■ Requirements ■
Find every line in the records below that holds the word "this", and copy it out.

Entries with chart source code
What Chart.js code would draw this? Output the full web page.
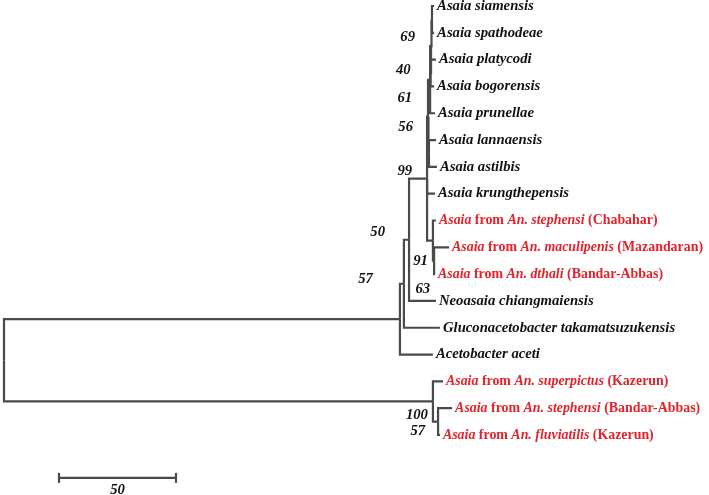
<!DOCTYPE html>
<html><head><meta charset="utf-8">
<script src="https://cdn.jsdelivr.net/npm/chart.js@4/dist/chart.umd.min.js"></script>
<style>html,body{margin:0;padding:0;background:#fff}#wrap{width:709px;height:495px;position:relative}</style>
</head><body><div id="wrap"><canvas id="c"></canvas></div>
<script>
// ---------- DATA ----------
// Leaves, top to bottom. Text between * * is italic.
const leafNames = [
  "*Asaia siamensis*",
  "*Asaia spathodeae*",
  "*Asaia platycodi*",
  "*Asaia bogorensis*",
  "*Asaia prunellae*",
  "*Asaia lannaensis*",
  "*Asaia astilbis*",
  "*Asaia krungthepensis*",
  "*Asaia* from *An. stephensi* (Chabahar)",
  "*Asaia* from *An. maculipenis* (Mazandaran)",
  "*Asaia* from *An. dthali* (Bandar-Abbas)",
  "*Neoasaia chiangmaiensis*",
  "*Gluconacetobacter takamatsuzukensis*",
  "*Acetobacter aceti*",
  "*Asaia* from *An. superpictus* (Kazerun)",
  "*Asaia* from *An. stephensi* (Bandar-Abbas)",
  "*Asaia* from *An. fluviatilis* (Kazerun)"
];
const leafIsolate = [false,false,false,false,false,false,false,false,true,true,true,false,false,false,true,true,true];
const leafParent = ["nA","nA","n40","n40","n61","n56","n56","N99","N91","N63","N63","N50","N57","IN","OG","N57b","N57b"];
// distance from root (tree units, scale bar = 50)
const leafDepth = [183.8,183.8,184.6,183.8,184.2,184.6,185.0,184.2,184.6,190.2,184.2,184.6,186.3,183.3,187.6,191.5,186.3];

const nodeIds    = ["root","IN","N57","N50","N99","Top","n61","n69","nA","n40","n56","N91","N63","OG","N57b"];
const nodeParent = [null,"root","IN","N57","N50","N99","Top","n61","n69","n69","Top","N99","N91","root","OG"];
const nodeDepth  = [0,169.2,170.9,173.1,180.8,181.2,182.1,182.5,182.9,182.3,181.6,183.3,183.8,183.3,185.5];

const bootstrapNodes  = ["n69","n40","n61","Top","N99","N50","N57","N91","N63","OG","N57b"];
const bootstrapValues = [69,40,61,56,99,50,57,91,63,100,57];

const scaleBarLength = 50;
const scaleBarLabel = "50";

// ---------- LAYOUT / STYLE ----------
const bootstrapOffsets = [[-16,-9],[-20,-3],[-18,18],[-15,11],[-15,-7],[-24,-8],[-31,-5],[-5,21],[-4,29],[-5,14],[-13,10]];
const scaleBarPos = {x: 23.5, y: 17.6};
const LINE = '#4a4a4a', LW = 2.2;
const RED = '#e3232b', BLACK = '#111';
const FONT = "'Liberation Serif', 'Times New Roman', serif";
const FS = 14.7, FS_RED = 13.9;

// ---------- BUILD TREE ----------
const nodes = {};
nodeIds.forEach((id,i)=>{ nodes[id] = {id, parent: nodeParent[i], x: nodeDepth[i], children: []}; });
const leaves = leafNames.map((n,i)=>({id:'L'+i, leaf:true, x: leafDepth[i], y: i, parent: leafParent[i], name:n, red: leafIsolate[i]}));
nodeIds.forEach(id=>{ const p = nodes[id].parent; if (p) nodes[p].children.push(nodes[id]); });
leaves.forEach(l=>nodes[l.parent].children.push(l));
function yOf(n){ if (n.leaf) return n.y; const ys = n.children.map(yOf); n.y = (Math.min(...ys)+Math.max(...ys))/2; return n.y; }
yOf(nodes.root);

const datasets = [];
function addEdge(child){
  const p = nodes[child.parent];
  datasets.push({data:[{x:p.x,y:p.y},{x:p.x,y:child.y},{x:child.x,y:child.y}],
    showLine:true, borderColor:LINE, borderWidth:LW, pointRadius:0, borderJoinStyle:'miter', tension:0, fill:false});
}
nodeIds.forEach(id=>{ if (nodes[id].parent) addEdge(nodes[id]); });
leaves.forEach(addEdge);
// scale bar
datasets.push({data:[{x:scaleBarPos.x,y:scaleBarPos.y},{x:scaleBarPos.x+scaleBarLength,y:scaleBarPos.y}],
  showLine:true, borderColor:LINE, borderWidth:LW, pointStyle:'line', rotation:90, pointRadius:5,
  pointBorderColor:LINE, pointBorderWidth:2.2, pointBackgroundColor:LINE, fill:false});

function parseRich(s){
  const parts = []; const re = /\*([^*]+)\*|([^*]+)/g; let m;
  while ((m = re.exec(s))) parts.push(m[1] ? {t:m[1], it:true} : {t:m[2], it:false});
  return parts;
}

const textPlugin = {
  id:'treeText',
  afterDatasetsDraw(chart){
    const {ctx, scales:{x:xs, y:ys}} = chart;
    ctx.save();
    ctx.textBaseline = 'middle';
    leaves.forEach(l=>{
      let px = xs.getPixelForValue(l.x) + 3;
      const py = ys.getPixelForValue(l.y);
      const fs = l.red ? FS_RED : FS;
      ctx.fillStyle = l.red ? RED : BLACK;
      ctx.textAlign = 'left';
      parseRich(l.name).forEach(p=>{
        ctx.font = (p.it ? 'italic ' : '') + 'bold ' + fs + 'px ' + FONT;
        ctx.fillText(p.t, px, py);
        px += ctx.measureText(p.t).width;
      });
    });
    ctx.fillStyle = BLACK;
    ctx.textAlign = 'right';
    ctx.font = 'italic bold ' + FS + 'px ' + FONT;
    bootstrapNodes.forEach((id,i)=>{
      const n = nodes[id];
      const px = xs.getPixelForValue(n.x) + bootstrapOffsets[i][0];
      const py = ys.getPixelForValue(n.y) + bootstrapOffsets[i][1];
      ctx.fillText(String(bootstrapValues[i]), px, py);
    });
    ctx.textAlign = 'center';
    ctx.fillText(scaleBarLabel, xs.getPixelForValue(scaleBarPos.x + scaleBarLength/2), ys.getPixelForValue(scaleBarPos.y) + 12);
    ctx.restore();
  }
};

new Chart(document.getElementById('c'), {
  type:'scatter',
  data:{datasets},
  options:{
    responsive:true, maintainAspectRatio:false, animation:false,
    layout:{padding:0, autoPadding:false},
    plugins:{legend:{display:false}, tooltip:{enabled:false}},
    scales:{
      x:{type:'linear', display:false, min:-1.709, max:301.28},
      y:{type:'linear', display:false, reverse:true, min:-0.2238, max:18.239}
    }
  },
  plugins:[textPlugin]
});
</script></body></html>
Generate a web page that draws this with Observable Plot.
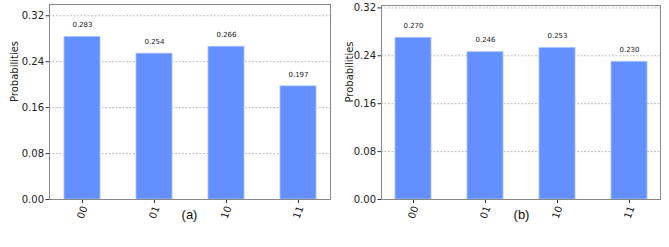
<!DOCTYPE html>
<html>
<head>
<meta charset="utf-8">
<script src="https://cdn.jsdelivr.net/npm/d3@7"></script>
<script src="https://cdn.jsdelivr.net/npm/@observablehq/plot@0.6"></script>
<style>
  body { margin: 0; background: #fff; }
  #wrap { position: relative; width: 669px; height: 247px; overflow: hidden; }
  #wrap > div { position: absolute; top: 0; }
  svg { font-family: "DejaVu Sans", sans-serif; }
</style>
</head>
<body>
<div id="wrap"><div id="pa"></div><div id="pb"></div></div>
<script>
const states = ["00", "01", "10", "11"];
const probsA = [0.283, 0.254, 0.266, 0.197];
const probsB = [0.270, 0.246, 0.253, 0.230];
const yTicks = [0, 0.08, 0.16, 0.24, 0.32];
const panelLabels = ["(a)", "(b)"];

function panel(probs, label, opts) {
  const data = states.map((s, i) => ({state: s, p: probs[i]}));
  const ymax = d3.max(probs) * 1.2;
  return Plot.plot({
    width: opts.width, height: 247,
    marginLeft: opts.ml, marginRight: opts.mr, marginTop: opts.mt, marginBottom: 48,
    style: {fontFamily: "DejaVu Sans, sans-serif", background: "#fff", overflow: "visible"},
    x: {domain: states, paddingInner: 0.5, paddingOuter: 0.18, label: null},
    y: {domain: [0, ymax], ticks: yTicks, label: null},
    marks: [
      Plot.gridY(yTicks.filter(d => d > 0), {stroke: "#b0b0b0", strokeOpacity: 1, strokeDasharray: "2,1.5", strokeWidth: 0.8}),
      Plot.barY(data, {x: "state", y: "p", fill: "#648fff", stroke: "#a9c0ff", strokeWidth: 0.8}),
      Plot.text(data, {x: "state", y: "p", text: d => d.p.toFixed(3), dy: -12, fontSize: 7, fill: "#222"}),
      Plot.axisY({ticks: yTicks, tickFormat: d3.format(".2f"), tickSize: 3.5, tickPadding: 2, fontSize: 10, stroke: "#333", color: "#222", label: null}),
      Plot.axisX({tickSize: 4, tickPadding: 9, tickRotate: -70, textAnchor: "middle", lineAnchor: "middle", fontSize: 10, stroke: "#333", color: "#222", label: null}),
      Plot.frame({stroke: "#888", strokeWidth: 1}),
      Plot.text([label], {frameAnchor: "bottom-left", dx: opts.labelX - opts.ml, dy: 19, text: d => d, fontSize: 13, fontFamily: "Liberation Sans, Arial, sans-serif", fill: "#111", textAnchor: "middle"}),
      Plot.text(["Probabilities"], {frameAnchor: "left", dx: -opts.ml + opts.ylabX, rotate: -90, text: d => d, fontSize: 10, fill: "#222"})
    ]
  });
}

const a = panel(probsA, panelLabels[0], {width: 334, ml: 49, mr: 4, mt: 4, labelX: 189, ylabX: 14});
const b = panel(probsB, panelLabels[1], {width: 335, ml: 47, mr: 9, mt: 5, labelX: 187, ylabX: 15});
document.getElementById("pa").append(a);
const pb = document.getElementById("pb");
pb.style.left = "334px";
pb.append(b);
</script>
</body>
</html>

■ Correct answer ■
What Chart.js code would draw this? Output the full web page.
Generate a web page that draws this with Observable Plot.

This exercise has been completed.